Children and LibrariesIf you follow the library press at all, you’ve undoubtedly heard of this story. On January 30, a 6-year-old boy was allegedly raped in a reference-room magazine area of the New Bedford (MA) Public Library, while his mother worked at a computer around the corner. A convicted sex offender, Corey Deen Saunders, had evidently frightened the boy into remaining quiet, and a librarian found Saunders’s picture in a sex-offender database after seeing the suspect interacting with the boy. Saunders fled the library, but was later arrested outside a homeless shelter.

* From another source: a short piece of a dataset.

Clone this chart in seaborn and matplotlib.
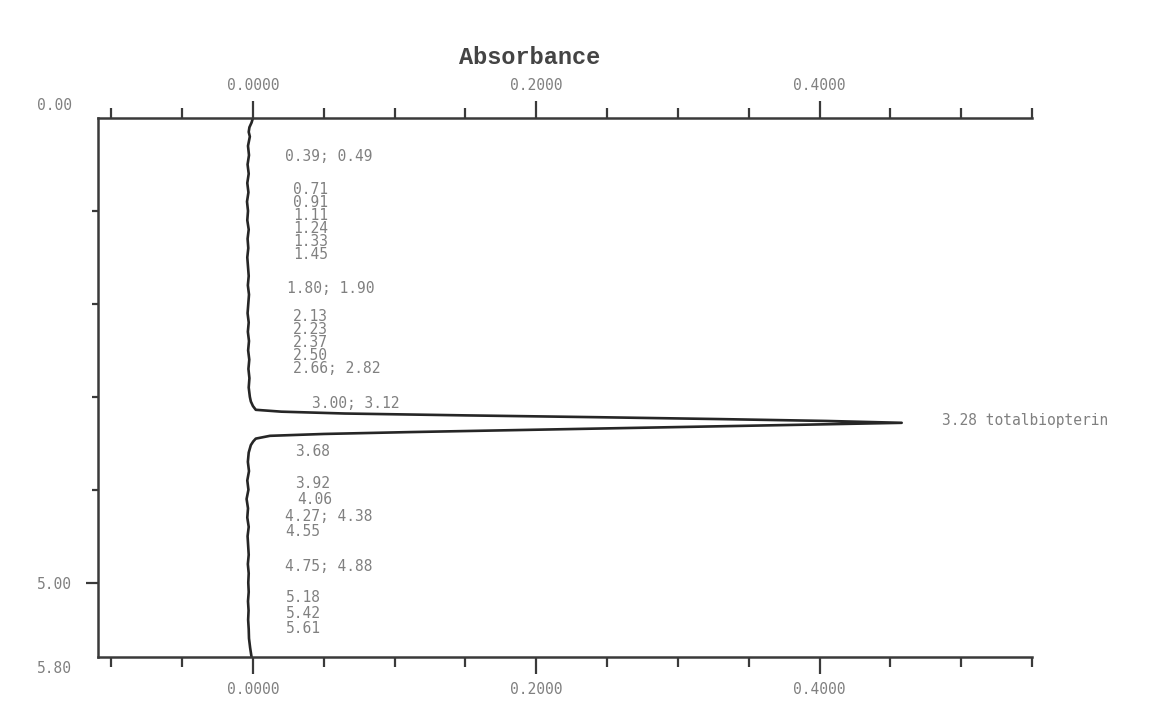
import matplotlib
matplotlib.use("Agg")
import matplotlib.pyplot as plt
from matplotlib.transforms import ScaledTranslation
from matplotlib.ticker import FixedLocator, FuncFormatter
import seaborn as sns
import pandas as pd

# Retention time (min) and absorbance of the detector trace
time_min = [
    0.00, 0.05, 0.10, 0.15, 0.20, 0.30, 0.40, 0.50, 0.60, 0.70,
    0.80, 0.90, 1.00, 1.10, 1.20, 1.30, 1.40, 1.50, 1.60, 1.70,
    1.80, 1.90, 2.00, 2.10, 2.20, 2.30, 2.40, 2.50, 2.60, 2.70,
    2.80, 2.90, 3.00, 3.05, 3.10, 3.14, 3.16, 3.18, 3.20, 3.22,
    3.24, 3.26, 3.28, 3.30, 3.32, 3.34, 3.36, 3.38, 3.40, 3.42,
    3.45, 3.48, 3.52, 3.60, 3.70, 3.80, 3.90, 4.00, 4.10, 4.20,
    4.30, 4.40, 4.50, 4.60, 4.70, 4.80, 4.90, 5.00, 5.10, 5.20,
    5.30, 5.40, 5.50, 5.60, 5.70, 5.80,
]
absorbance = [
    0.0000, -0.0010, -0.0025, -0.0030, -0.0022, -0.0035, -0.0028, -0.0038, -0.0030, -0.0040,
    -0.0032, -0.0042, -0.0035, -0.0040, -0.0030, -0.0038, -0.0033, -0.0040, -0.0035, -0.0030,
    -0.0036, -0.0028, -0.0033, -0.0038, -0.0030, -0.0036, -0.0028, -0.0034, -0.0026, -0.0032,
    -0.0025, -0.0030, -0.0022, -0.0015, 0.0000, 0.0020, 0.0200, 0.0650, 0.1500, 0.2450,
    0.3300, 0.4050, 0.4580, 0.3900, 0.3200, 0.2500, 0.1800, 0.1100, 0.0500, 0.0120,
    0.0020, 0.0002, -0.0015, -0.0030, -0.0036, -0.0028, -0.0040, -0.0032, -0.0045, -0.0035,
    -0.0040, -0.0030, -0.0038, -0.0034, -0.0030, -0.0036, -0.0030, -0.0033, -0.0030, -0.0035,
    -0.0031, -0.0034, -0.0030, -0.0028, -0.0020, -0.0010,
]

# Peak annotations (retention times printed by the integrator)
peak_labels = [
    "0.39; 0.49", "0.71", "0.91", "1.11", "1.24", "1.33", "1.45",
    "1.80; 1.90", "2.13", "2.23", "2.37", "2.50", "2.66; 2.82",
    "3.00; 3.12", "3.28 totalbiopterin", "3.68",
    "3.92", "4.06", "4.27; 4.38", "4.55", "4.75; 4.88",
    "5.18", "5.42", "5.61",
]

# Axis ticks
x_major = [0.0, 0.2, 0.4]
x_minor = [-0.10, -0.05, 0.05, 0.10, 0.15, 0.25, 0.30, 0.35, 0.45, 0.50, 0.55]
y_major = [0.00, 5.00, 5.80]
y_minor = [1.0, 2.0, 3.0, 4.0]

# Where each annotation is printed (absorbance, time)
label_x = [0.0226, 0.0282, 0.0282, 0.0282, 0.0282, 0.0282, 0.0282,
           0.0240, 0.0282, 0.0282, 0.0282, 0.0282, 0.0282,
           0.0416, 0.4868, 0.0296,
           0.0296, 0.0310, 0.0226, 0.0226, 0.0226,
           0.0233, 0.0233, 0.0233]
label_t = [0.419, 0.774, 0.914, 1.054, 1.194, 1.333, 1.473,
           1.839, 2.140, 2.280, 2.419, 2.559, 2.699,
           3.075, 3.258, 3.591,
           3.935, 4.108, 4.290, 4.452, 4.828,
           5.161, 5.333, 5.495]

sns.set_theme(style="white")
plt.rcParams["font.family"] = ["DejaVu Sans Mono", "DejaVu Sans"]

ink = "#3a3a3a"
grey_text = "#808080"
mono = ["DejaVu Sans Mono", "DejaVu Sans"]

fig = plt.figure(figsize=(11.72, 7.10), dpi=100)
fig.patch.set_facecolor("white")
ax = fig.add_axes([98 / 1172, 1 - 657 / 710, (1032 - 98) / 1172, (657 - 118) / 710])
ax.set_facecolor("white")

df = pd.DataFrame({"time": time_min, "absorbance": absorbance})
sns.lineplot(data=df, x="absorbance", y="time", sort=False, estimator=None,
             ax=ax, color="#262626", linewidth=1.9)

ax.set_xlim(-0.1094, 0.55)
ax.set_ylim(5.80, 0.00)
ax.set_xlabel("")
ax.set_ylabel("")

for side in ["left", "top", "bottom"]:
    ax.spines[side].set_visible(True)
    ax.spines[side].set_color(ink)
    ax.spines[side].set_linewidth(1.8)
ax.spines["right"].set_visible(False)

# x axis: ticks on both top and bottom
ax.xaxis.set_major_locator(FixedLocator(x_major))
ax.xaxis.set_minor_locator(FixedLocator(x_minor))
ax.xaxis.set_major_formatter(FuncFormatter(lambda v, p: f"{v:.4f}"))
ax.tick_params(axis="x", which="both", top=True, bottom=True,
               labeltop=True, labelbottom=True, direction="out",
               color=ink, width=1.6)
ax.tick_params(axis="x", which="major", length=12, pad=6,
               labelsize=10.5, labelcolor=grey_text)
ax.tick_params(axis="x", which="minor", length=7.5)

# y axis: time in minutes
ax.yaxis.set_major_locator(FixedLocator(y_major))
ax.yaxis.set_minor_locator(FixedLocator(y_minor))
ax.yaxis.set_major_formatter(FuncFormatter(lambda v, p: f"{v:.2f}"))
ax.tick_params(axis="y", which="both", left=True, right=False, direction="out",
               color=ink, width=1.6)
ax.tick_params(axis="y", which="major", length=9, pad=9.5,
               labelsize=10.5, labelcolor=grey_text)
ax.tick_params(axis="y", which="minor", length=4.5)

for lab in ax.get_xticklabels() + ax.get_yticklabels():
    lab.set_family(mono)

fig.canvas.draw()
yticks = ax.yaxis.get_major_ticks()
yticks[0].tick1line.set_visible(False)
yticks[2].tick1line.set_visible(False)
ylabels = ax.get_yticklabels()
ylabels[0].set_transform(ylabels[0].get_transform()
                         + ScaledTranslation(0, 14 / 100, fig.dpi_scale_trans))
ylabels[2].set_transform(ylabels[2].get_transform()
                         + ScaledTranslation(0, -10 / 100, fig.dpi_scale_trans))

for txt, xv, tv in zip(peak_labels, label_x, label_t):
    ax.text(xv, tv, txt, ha="left", va="center", fontsize=10.5,
            family=mono, color=grey_text)

fig.text(530 / 1172, 1 - 58 / 710, "Absorbance", ha="center", va="center",
         fontsize=17, fontweight="bold", family=["Liberation Mono", "DejaVu Sans Mono"],
         color="#444444")

fig.savefig("out.png", dpi=100, facecolor="white")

All this is bad enough, but New Bedford Mayor Scott Lang has now proposed several new city ordinances to tighten security at the library:

  • adding to the library’s 29 surveillance cameras and the number of monitors that pick up the camera feed;
  • forbidding children younger than 10 from entering the library without direct adult supervision;
  • increasing the frequency of intermittent police patrols throughout the five-facility system;
  • mandating “a valid photo I.D. in addition to a library card or guest pass, equipped with a bar code, requiring patrons to swipe their card in order to gain access and to exit the library [which] would enable staff to have current information as to who is present in the library at any given time.”

It’s hard to picture a public library tightening security quite so much, and if we want to drive many of our users away, this kind of tough security seems like a good way to do it. Soon we’ll need to remove our shoes and have them scanned. Plus, as the story says, Saunders had a library card.

A more practical way of dealing with this issue is already under way at the NBPL. Library Director Stephen Fulchino is working on rearranging the building to improve staff sightlines. What happened never could have happened if staff had been more easily able to see into the stacks, and the furniture had been differently arranged.

Sightlines are an important issue, particularly in older libraries. I’ve seen plenty of older buildings, such as Carnegie libraries, that are nostalgic and attractive, but unless carefully furnished, can be really difficult to supervise because there are plenty of places adults and children can conceal themselves. (I worked in a library once in which a gang of young teen boys was grabbing younger children behind the stacks and “persuading” them to give up their library card numbers so the gang could have more time on the computers.) Meeting rooms need to be locked whenever they aren’t being used.

Director Fulchino said that the security cameras “worked in a sense”:

The assault was captured on film but no one is assigned to constantly view the monitor. “The problem is that nothing happens most of the time,” he contended, which can lull someone assigned to a security monitor to “not see what’s actually there.”

I can’t picture a library being able to afford someone to watch a bank of security cameras when there’s so much real work (and for a security guard, simply patrolling the building) that needs doing.